▶ [EXERCISE DETAILS]:
Leave out the images; return the rest of the data exactly.

═════ RECORDED INFORMATION ═════

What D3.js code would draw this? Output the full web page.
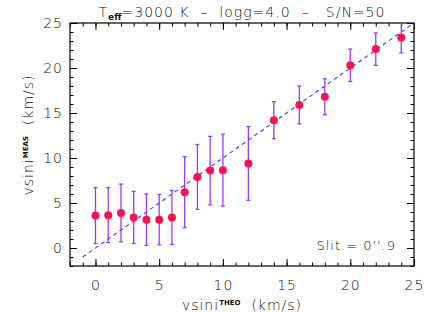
<!DOCTYPE html>
<html lang="en">
<head>
<meta charset="utf-8">
<title>vsini</title>
<style>
  body { margin: 0; background: #fff; }
  svg { display: block; background: #fff; }
  .axis text { font-family: "DejaVu Sans", sans-serif; font-weight: 200; font-size: 14px; letter-spacing: 1px; fill: #111; }
  .axis line { stroke: #000; }
  .axis path { display: none; }
  .lbl { font-family: "DejaVu Sans", sans-serif; font-weight: 200; letter-spacing: 1px; fill: #111; }
</style>
</head>
<body>
<svg id="chart" width="436" height="312"></svg>
<script src="https://cdn.jsdelivr.net/npm/d3@7/dist/d3.min.js"></script>
<script>
// data
var vTheo = [0, 1, 2, 3, 4, 5, 6, 7, 8, 9, 10, 12, 14, 16, 18, 20, 22, 24];
var vMeas = [3.6, 3.65, 3.9, 3.4, 3.15, 3.15, 3.4, 6.2, 7.9, 8.6, 8.65, 9.4, 14.2, 15.9, 16.8, 20.3, 22.1, 23.4];
var vErr  = [3.1, 3.05, 3.2, 2.9, 2.85, 2.8, 3.0, 3.95, 3.6, 3.8, 4.0, 4.1, 2.05, 2.1, 2.0, 1.8, 1.8, 1.7];
var majorTicks = [0, 5, 10, 15, 20, 25];
var oneToOne = [-1, 25];

var svg = d3.select('#chart'),
    margin = {top: 23, right: 22, bottom: 46, left: 70},
    w = +svg.attr('width') - margin.left - margin.right,
    h = +svg.attr('height') - margin.top - margin.bottom;

var x = d3.scaleLinear().domain([-2, 25]).range([0, w]),
    y = d3.scaleLinear().domain([-2, 25]).range([h, 0]);

var minor = d3.range(-2, 26, 1);

svg.append('defs').append('clipPath').attr('id', 'clip')
  .append('rect').attr('width', w).attr('height', h);

var g = svg.append('g')
  .attr('transform', 'translate(' + margin.left + ',' + margin.top + ')');

// axes: ticks pointing inward on all four sides
function addAxis(axis, tr, cls) {
  return g.append('g').attr('class', 'axis ' + cls).attr('transform', tr).call(axis);
}
addAxis(d3.axisBottom(x).tickValues(minor).tickFormat('').tickSizeInner(-3.5).tickSizeOuter(0), 'translate(0,' + h + ')', 'xm');
addAxis(d3.axisBottom(x).tickValues(majorTicks).tickSizeInner(-7).tickSizeOuter(0).tickPadding(14), 'translate(0,' + h + ')', 'x');
addAxis(d3.axisTop(x).tickValues(minor).tickFormat('').tickSizeInner(-3.5).tickSizeOuter(0), 'translate(0,0)', 'xm');
addAxis(d3.axisTop(x).tickValues(majorTicks).tickFormat('').tickSizeInner(-7).tickSizeOuter(0), 'translate(0,0)', 'x');
addAxis(d3.axisLeft(y).tickValues(minor).tickFormat('').tickSizeInner(-3.5).tickSizeOuter(0), 'translate(0,0)', 'ym');
addAxis(d3.axisLeft(y).tickValues(majorTicks).tickSizeInner(-7).tickSizeOuter(0).tickPadding(7), 'translate(0,0)', 'y');
addAxis(d3.axisRight(y).tickValues(minor).tickFormat('').tickSizeInner(-3.5).tickSizeOuter(0), 'translate(' + w + ',0)', 'ym');
addAxis(d3.axisRight(y).tickValues(majorTicks).tickFormat('').tickSizeInner(-7).tickSizeOuter(0), 'translate(' + w + ',0)', 'y');

g.append('rect')
  .attr('width', w).attr('height', h)
  .attr('fill', 'none').attr('stroke', '#000').attr('stroke-width', 1.2);

var plot = g.append('g').attr('clip-path', 'url(#clip)');

// 1:1 line
plot.append('line')
  .attr('x1', x(oneToOne[0])).attr('y1', y(oneToOne[0]))
  .attr('x2', x(oneToOne[1])).attr('y2', y(oneToOne[1]))
  .attr('stroke', '#3a3aff').attr('stroke-width', 1.1)
  .attr('stroke-dasharray', '4,3.5');

var pts = vTheo.map(function(d, i) { return {x: d, y: vMeas[i], e: vErr[i]}; });

// error bars
var eb = plot.selectAll('.eb').data(pts).enter().append('g').attr('class', 'eb')
  .attr('stroke', '#9a3cf5').attr('stroke-width', 1.3);
eb.append('line')
  .attr('x1', function(d) { return x(d.x); }).attr('x2', function(d) { return x(d.x); })
  .attr('y1', function(d) { return y(d.y - d.e); }).attr('y2', function(d) { return y(d.y + d.e); });
eb.append('line')
  .attr('x1', function(d) { return x(d.x) - 2; }).attr('x2', function(d) { return x(d.x) + 2; })
  .attr('y1', function(d) { return y(d.y + d.e); }).attr('y2', function(d) { return y(d.y + d.e); });
eb.append('line')
  .attr('x1', function(d) { return x(d.x) - 2; }).attr('x2', function(d) { return x(d.x) + 2; })
  .attr('y1', function(d) { return y(d.y - d.e); }).attr('y2', function(d) { return y(d.y - d.e); });

// points
plot.selectAll('.pt').data(pts).enter().append('circle')
  .attr('class', 'pt')
  .attr('cx', function(d) { return x(d.x); })
  .attr('cy', function(d) { return y(d.y); })
  .attr('r', 4)
  .attr('fill', '#ff1050');

// title
var title = svg.append('text').attr('class', 'lbl')
  .attr('x', margin.left + w / 2).attr('y', 17)
  .attr('text-anchor', 'middle').style('font-size', '14px');
title.append('tspan').text('T');
title.append('tspan').attr('dy', 3).style('font-size', '9px').style('font-weight', 'bold').style('letter-spacing', '0px').text('eff');
title.append('tspan').attr('dy', -3).attr('xml:space', 'preserve').text('=3000 K  \u2013  logg=4.0  \u2013   S/N=50');

// x label
var xl = svg.append('text').attr('class', 'lbl')
  .attr('x', margin.left + w / 2).attr('y', 310)
  .attr('text-anchor', 'middle').style('font-size', '14px');
xl.append('tspan').text('vsini');
xl.append('tspan').attr('dy', -5).style('font-size', '7px').style('font-weight', 'bold').style('letter-spacing', '0px').text('THEO');
xl.append('tspan').attr('dy', 5).attr('xml:space', 'preserve').text('  (km/s)');

// y label
var yl = svg.append('text').attr('class', 'lbl')
  .attr('transform', 'translate(33,135) rotate(-90)')
  .attr('text-anchor', 'middle').style('font-size', '14px');
yl.append('tspan').text('vsini');
yl.append('tspan').attr('dy', -5).style('font-size', '7px').style('font-weight', 'bold').style('letter-spacing', '0px').text('MEAS');
yl.append('tspan').attr('dy', 5).attr('xml:space', 'preserve').text('  (km/s)');

// slit annotation
svg.append('text').attr('class', 'lbl')
  .attr('x', 396).attr('y', 250)
  .attr('text-anchor', 'end').style('font-size', '13px')
  .text('Slit = 0\'\'.9');
</script>
</body>
</html>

═════

▶ [SOLVED EXERCISE]:
What D3.js code would draw this? Output the full web page.
<!DOCTYPE html>
<html lang="en">
<head>
<meta charset="utf-8">
<title>vsini</title>
<style>
  body { margin: 0; background: #fff; }
  svg { display: block; background: #fff; }
  .axis text { font-family: "DejaVu Sans", sans-serif; font-weight: 200; font-size: 14px; letter-spacing: 1px; fill: #111; }
  .axis line { stroke: #000; }
  .axis path { display: none; }
  .lbl { font-family: "DejaVu Sans", sans-serif; font-weight: 200; letter-spacing: 1px; fill: #111; }
</style>
</head>
<body>
<svg id="chart" width="436" height="312"></svg>
<script src="https://cdn.jsdelivr.net/npm/d3@7/dist/d3.min.js"></script>
<script>
// data
var vTheo = [0, 1, 2, 3, 4, 5, 6, 7, 8, 9, 10, 12, 14, 16, 18, 20, 22, 24];
var vMeas = [3.6, 3.65, 3.9, 3.4, 3.15, 3.15, 3.4, 6.2, 7.9, 8.6, 8.65, 9.4, 14.2, 15.9, 16.8, 20.3, 22.1, 23.4];
var vErr  = [3.1, 3.05, 3.2, 2.9, 2.85, 2.8, 3.0, 3.95, 3.6, 3.8, 4.0, 4.1, 2.05, 2.1, 2.0, 1.8, 1.8, 1.7];
var majorTicks = [0, 5, 10, 15, 20, 25];
var oneToOne = [-1, 25];

var svg = d3.select('#chart'),
    margin = {top: 23, right: 22, bottom: 46, left: 70},
    w = +svg.attr('width') - margin.left - margin.right,
    h = +svg.attr('height') - margin.top - margin.bottom;

var x = d3.scaleLinear().domain([-2, 25]).range([0, w]),
    y = d3.scaleLinear().domain([-2, 25]).range([h, 0]);

var minor = d3.range(-2, 26, 1);

svg.append('defs').append('clipPath').attr('id', 'clip')
  .append('rect').attr('width', w).attr('height', h);

var g = svg.append('g')
  .attr('transform', 'translate(' + margin.left + ',' + margin.top + ')');

// axes: ticks pointing inward on all four sides
function addAxis(axis, tr, cls) {
  return g.append('g').attr('class', 'axis ' + cls).attr('transform', tr).call(axis);
}
addAxis(d3.axisBottom(x).tickValues(minor).tickFormat('').tickSizeInner(-3.5).tickSizeOuter(0), 'translate(0,' + h + ')', 'xm');
addAxis(d3.axisBottom(x).tickValues(majorTicks).tickSizeInner(-7).tickSizeOuter(0).tickPadding(14), 'translate(0,' + h + ')', 'x');
addAxis(d3.axisTop(x).tickValues(minor).tickFormat('').tickSizeInner(-3.5).tickSizeOuter(0), 'translate(0,0)', 'xm');
addAxis(d3.axisTop(x).tickValues(majorTicks).tickFormat('').tickSizeInner(-7).tickSizeOuter(0), 'translate(0,0)', 'x');
addAxis(d3.axisLeft(y).tickValues(minor).tickFormat('').tickSizeInner(-3.5).tickSizeOuter(0), 'translate(0,0)', 'ym');
addAxis(d3.axisLeft(y).tickValues(majorTicks).tickSizeInner(-7).tickSizeOuter(0).tickPadding(7), 'translate(0,0)', 'y');
addAxis(d3.axisRight(y).tickValues(minor).tickFormat('').tickSizeInner(-3.5).tickSizeOuter(0), 'translate(' + w + ',0)', 'ym');
addAxis(d3.axisRight(y).tickValues(majorTicks).tickFormat('').tickSizeInner(-7).tickSizeOuter(0), 'translate(' + w + ',0)', 'y');

g.append('rect')
  .attr('width', w).attr('height', h)
  .attr('fill', 'none').attr('stroke', '#000').attr('stroke-width', 1.2);

var plot = g.append('g').attr('clip-path', 'url(#clip)');

// 1:1 line
plot.append('line')
  .attr('x1', x(oneToOne[0])).attr('y1', y(oneToOne[0]))
  .attr('x2', x(oneToOne[1])).attr('y2', y(oneToOne[1]))
  .attr('stroke', '#3a3aff').attr('stroke-width', 1.1)
  .attr('stroke-dasharray', '4,3.5');

var pts = vTheo.map(function(d, i) { return {x: d, y: vMeas[i], e: vErr[i]}; });

// error bars
var eb = plot.selectAll('.eb').data(pts).enter().append('g').attr('class', 'eb')
  .attr('stroke', '#9a3cf5').attr('stroke-width', 1.3);
eb.append('line')
  .attr('x1', function(d) { return x(d.x); }).attr('x2', function(d) { return x(d.x); })
  .attr('y1', function(d) { return y(d.y - d.e); }).attr('y2', function(d) { return y(d.y + d.e); });
eb.append('line')
  .attr('x1', function(d) { return x(d.x) - 2; }).attr('x2', function(d) { return x(d.x) + 2; })
  .attr('y1', function(d) { return y(d.y + d.e); }).attr('y2', function(d) { return y(d.y + d.e); });
eb.append('line')
  .attr('x1', function(d) { return x(d.x) - 2; }).attr('x2', function(d) { return x(d.x) + 2; })
  .attr('y1', function(d) { return y(d.y - d.e); }).attr('y2', function(d) { return y(d.y - d.e); });

// points
plot.selectAll('.pt').data(pts).enter().append('circle')
  .attr('class', 'pt')
  .attr('cx', function(d) { return x(d.x); })
  .attr('cy', function(d) { return y(d.y); })
  .attr('r', 4)
  .attr('fill', '#ff1050');

// title
var title = svg.append('text').attr('class', 'lbl')
  .attr('x', margin.left + w / 2).attr('y', 17)
  .attr('text-anchor', 'middle').style('font-size', '14px');
title.append('tspan').text('T');
title.append('tspan').attr('dy', 3).style('font-size', '9px').style('font-weight', 'bold').style('letter-spacing', '0px').text('eff');
title.append('tspan').attr('dy', -3).attr('xml:space', 'preserve').text('=3000 K  \u2013  logg=4.0  \u2013   S/N=50');

// x label
var xl = svg.append('text').attr('class', 'lbl')
  .attr('x', margin.left + w / 2).attr('y', 310)
  .attr('text-anchor', 'middle').style('font-size', '14px');
xl.append('tspan').text('vsini');
xl.append('tspan').attr('dy', -5).style('font-size', '7px').style('font-weight', 'bold').style('letter-spacing', '0px').text('THEO');
xl.append('tspan').attr('dy', 5).attr('xml:space', 'preserve').text('  (km/s)');

// y label
var yl = svg.append('text').attr('class', 'lbl')
  .attr('transform', 'translate(33,135) rotate(-90)')
  .attr('text-anchor', 'middle').style('font-size', '14px');
yl.append('tspan').text('vsini');
yl.append('tspan').attr('dy', -5).style('font-size', '7px').style('font-weight', 'bold').style('letter-spacing', '0px').text('MEAS');
yl.append('tspan').attr('dy', 5).attr('xml:space', 'preserve').text('  (km/s)');

// slit annotation
svg.append('text').attr('class', 'lbl')
  .attr('x', 396).attr('y', 250)
  .attr('text-anchor', 'end').style('font-size', '13px')
  .text('Slit = 0\'\'.9');
</script>
</body>
</html>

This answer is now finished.